Entries with chart source code
::::::::
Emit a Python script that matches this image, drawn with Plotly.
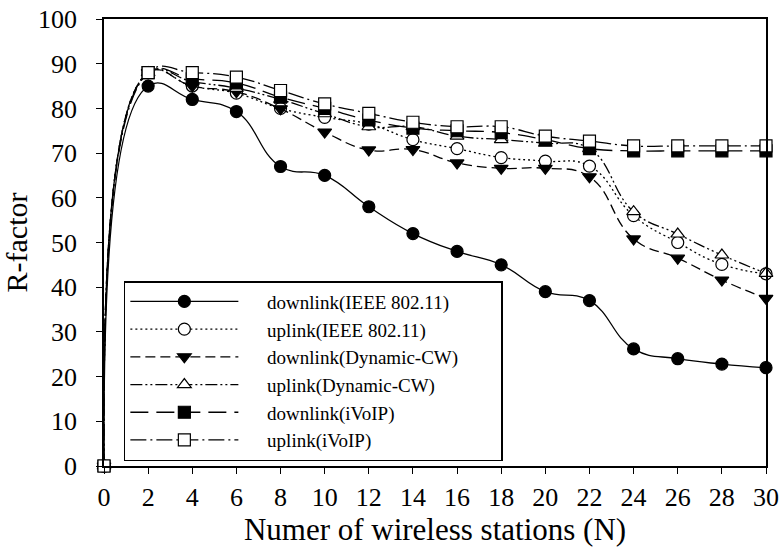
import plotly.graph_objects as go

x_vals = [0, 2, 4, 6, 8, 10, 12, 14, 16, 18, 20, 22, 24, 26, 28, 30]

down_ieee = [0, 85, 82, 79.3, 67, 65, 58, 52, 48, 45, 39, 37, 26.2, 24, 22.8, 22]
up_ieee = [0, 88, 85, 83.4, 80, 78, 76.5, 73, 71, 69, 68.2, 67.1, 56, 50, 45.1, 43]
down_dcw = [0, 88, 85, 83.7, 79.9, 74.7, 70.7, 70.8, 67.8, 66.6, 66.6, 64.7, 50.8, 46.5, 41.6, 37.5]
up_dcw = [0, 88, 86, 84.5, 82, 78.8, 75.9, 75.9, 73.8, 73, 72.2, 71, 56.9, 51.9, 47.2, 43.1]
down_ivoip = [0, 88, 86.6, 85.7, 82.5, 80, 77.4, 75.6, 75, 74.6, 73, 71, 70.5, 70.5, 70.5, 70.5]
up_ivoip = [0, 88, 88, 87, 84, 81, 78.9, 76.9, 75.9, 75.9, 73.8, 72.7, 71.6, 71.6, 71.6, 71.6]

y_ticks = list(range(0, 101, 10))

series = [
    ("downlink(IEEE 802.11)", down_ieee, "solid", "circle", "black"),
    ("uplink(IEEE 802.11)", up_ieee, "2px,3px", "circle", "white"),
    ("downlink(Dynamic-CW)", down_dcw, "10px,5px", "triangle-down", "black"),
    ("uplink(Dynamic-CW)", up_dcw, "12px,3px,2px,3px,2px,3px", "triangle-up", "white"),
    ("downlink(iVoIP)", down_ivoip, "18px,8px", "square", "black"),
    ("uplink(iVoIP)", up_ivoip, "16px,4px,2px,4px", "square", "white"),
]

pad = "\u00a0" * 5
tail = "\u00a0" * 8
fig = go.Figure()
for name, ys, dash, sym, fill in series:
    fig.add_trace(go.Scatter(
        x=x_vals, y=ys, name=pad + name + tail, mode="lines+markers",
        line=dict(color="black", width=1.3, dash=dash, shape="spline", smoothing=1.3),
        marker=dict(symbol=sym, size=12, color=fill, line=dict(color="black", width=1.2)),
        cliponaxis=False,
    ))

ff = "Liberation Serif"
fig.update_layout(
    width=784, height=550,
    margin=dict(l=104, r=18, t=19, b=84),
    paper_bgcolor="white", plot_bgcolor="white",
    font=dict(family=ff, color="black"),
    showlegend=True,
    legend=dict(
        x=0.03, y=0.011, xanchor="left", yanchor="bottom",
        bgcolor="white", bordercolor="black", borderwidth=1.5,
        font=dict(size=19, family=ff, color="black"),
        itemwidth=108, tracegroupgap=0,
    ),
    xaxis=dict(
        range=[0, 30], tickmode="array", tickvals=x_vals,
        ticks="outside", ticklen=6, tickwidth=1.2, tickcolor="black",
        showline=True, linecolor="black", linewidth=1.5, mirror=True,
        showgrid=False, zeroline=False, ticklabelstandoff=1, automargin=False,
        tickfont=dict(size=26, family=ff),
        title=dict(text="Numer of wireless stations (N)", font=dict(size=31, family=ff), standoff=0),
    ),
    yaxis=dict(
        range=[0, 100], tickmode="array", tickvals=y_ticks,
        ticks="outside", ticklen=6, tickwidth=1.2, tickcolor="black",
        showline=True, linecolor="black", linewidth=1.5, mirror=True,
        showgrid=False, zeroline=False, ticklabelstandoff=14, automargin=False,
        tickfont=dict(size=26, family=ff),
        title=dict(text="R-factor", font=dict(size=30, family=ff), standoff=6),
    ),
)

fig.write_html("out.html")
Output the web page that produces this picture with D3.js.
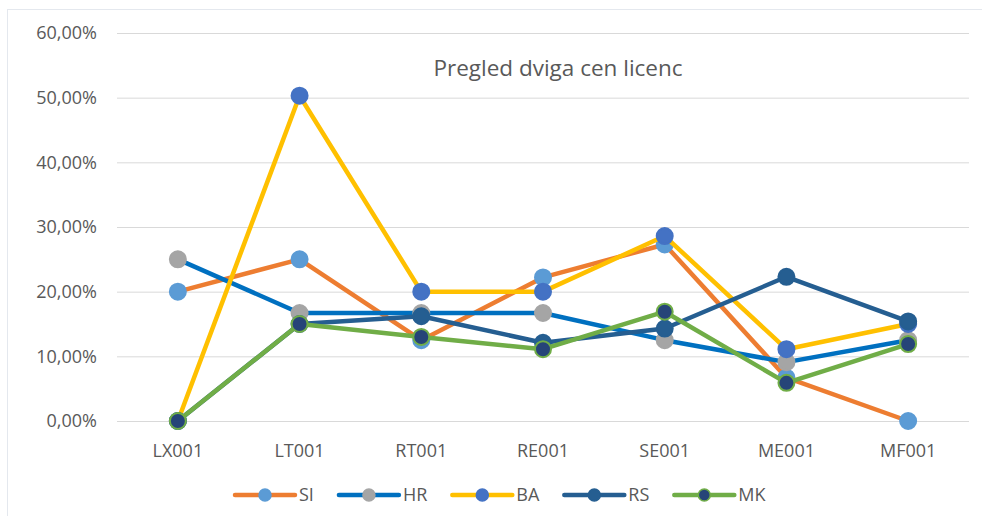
::::::::
#### [GOAL]
List all lines holding the string "this".

#### [CORRECT RESULT]
Emit a Python script that matches this image, drawn with Plotly.
Output the web page that produces this picture with D3.js.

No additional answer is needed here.